### The problem
Faithfully return all lines, omitting every embedded picture.

+---+

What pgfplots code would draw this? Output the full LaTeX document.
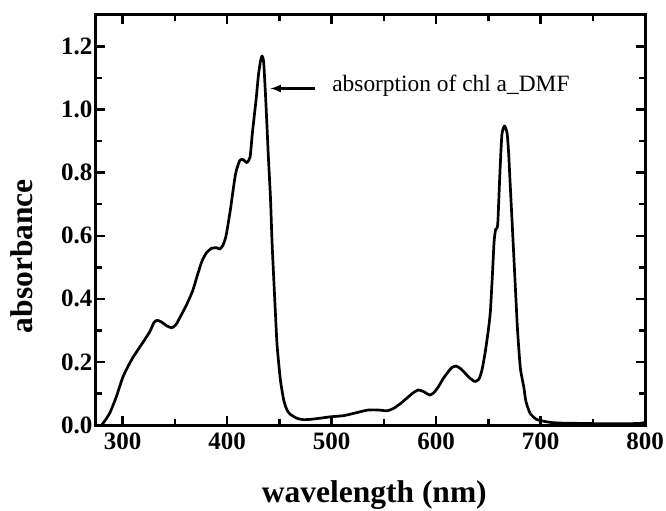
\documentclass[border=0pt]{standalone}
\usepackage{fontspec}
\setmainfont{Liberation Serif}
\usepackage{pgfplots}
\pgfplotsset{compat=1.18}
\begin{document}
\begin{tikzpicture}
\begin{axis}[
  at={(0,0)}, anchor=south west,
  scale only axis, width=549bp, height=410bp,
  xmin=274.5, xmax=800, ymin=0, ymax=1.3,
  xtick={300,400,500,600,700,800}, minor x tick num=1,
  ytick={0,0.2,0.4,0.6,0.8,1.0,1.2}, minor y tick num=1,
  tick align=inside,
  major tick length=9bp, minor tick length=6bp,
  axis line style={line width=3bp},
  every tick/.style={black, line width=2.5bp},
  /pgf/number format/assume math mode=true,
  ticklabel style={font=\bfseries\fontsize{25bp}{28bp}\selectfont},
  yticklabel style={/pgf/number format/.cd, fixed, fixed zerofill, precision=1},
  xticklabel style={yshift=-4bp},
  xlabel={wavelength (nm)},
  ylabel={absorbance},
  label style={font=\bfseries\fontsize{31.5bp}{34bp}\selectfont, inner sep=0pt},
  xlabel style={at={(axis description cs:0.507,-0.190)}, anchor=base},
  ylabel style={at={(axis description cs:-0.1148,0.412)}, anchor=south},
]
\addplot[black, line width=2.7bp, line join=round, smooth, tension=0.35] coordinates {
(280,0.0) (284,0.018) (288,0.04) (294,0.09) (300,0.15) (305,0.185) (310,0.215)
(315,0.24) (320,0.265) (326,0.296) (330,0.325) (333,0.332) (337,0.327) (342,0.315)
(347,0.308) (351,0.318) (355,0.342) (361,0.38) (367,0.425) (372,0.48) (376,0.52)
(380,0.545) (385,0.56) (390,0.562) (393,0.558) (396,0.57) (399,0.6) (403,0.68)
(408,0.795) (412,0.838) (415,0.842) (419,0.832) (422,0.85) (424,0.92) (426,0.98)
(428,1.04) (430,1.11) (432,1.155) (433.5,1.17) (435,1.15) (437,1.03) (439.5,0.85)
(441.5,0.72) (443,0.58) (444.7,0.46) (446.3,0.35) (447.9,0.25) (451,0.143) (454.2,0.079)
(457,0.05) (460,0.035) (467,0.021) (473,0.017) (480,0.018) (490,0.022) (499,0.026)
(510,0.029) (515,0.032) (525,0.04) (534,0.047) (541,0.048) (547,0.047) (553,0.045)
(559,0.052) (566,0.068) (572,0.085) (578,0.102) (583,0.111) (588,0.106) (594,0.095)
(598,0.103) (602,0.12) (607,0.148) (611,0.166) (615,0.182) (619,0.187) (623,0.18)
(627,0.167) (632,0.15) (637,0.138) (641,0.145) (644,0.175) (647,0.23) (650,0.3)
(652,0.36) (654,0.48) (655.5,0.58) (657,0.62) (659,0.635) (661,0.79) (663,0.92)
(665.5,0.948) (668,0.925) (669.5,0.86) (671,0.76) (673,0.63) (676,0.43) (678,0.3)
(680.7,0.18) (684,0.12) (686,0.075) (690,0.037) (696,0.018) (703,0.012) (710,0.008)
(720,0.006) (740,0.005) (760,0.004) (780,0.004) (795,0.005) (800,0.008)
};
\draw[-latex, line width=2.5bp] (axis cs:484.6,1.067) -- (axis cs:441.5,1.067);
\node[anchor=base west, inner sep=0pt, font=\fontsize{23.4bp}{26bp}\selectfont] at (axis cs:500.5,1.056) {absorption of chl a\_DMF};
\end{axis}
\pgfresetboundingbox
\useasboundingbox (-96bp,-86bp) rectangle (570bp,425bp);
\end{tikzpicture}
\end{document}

+---+

### The output
What pgfplots code would draw this? Output the full LaTeX document.
\documentclass[border=0pt]{standalone}
\usepackage{fontspec}
\setmainfont{Liberation Serif}
\usepackage{pgfplots}
\pgfplotsset{compat=1.18}
\begin{document}
\begin{tikzpicture}
\begin{axis}[
  at={(0,0)}, anchor=south west,
  scale only axis, width=549bp, height=410bp,
  xmin=274.5, xmax=800, ymin=0, ymax=1.3,
  xtick={300,400,500,600,700,800}, minor x tick num=1,
  ytick={0,0.2,0.4,0.6,0.8,1.0,1.2}, minor y tick num=1,
  tick align=inside,
  major tick length=9bp, minor tick length=6bp,
  axis line style={line width=3bp},
  every tick/.style={black, line width=2.5bp},
  /pgf/number format/assume math mode=true,
  ticklabel style={font=\bfseries\fontsize{25bp}{28bp}\selectfont},
  yticklabel style={/pgf/number format/.cd, fixed, fixed zerofill, precision=1},
  xticklabel style={yshift=-4bp},
  xlabel={wavelength (nm)},
  ylabel={absorbance},
  label style={font=\bfseries\fontsize{31.5bp}{34bp}\selectfont, inner sep=0pt},
  xlabel style={at={(axis description cs:0.507,-0.190)}, anchor=base},
  ylabel style={at={(axis description cs:-0.1148,0.412)}, anchor=south},
]
\addplot[black, line width=2.7bp, line join=round, smooth, tension=0.35] coordinates {
(280,0.0) (284,0.018) (288,0.04) (294,0.09) (300,0.15) (305,0.185) (310,0.215)
(315,0.24) (320,0.265) (326,0.296) (330,0.325) (333,0.332) (337,0.327) (342,0.315)
(347,0.308) (351,0.318) (355,0.342) (361,0.38) (367,0.425) (372,0.48) (376,0.52)
(380,0.545) (385,0.56) (390,0.562) (393,0.558) (396,0.57) (399,0.6) (403,0.68)
(408,0.795) (412,0.838) (415,0.842) (419,0.832) (422,0.85) (424,0.92) (426,0.98)
(428,1.04) (430,1.11) (432,1.155) (433.5,1.17) (435,1.15) (437,1.03) (439.5,0.85)
(441.5,0.72) (443,0.58) (444.7,0.46) (446.3,0.35) (447.9,0.25) (451,0.143) (454.2,0.079)
(457,0.05) (460,0.035) (467,0.021) (473,0.017) (480,0.018) (490,0.022) (499,0.026)
(510,0.029) (515,0.032) (525,0.04) (534,0.047) (541,0.048) (547,0.047) (553,0.045)
(559,0.052) (566,0.068) (572,0.085) (578,0.102) (583,0.111) (588,0.106) (594,0.095)
(598,0.103) (602,0.12) (607,0.148) (611,0.166) (615,0.182) (619,0.187) (623,0.18)
(627,0.167) (632,0.15) (637,0.138) (641,0.145) (644,0.175) (647,0.23) (650,0.3)
(652,0.36) (654,0.48) (655.5,0.58) (657,0.62) (659,0.635) (661,0.79) (663,0.92)
(665.5,0.948) (668,0.925) (669.5,0.86) (671,0.76) (673,0.63) (676,0.43) (678,0.3)
(680.7,0.18) (684,0.12) (686,0.075) (690,0.037) (696,0.018) (703,0.012) (710,0.008)
(720,0.006) (740,0.005) (760,0.004) (780,0.004) (795,0.005) (800,0.008)
};
\draw[-latex, line width=2.5bp] (axis cs:484.6,1.067) -- (axis cs:441.5,1.067);
\node[anchor=base west, inner sep=0pt, font=\fontsize{23.4bp}{26bp}\selectfont] at (axis cs:500.5,1.056) {absorption of chl a\_DMF};
\end{axis}
\pgfresetboundingbox
\useasboundingbox (-96bp,-86bp) rectangle (570bp,425bp);
\end{tikzpicture}
\end{document}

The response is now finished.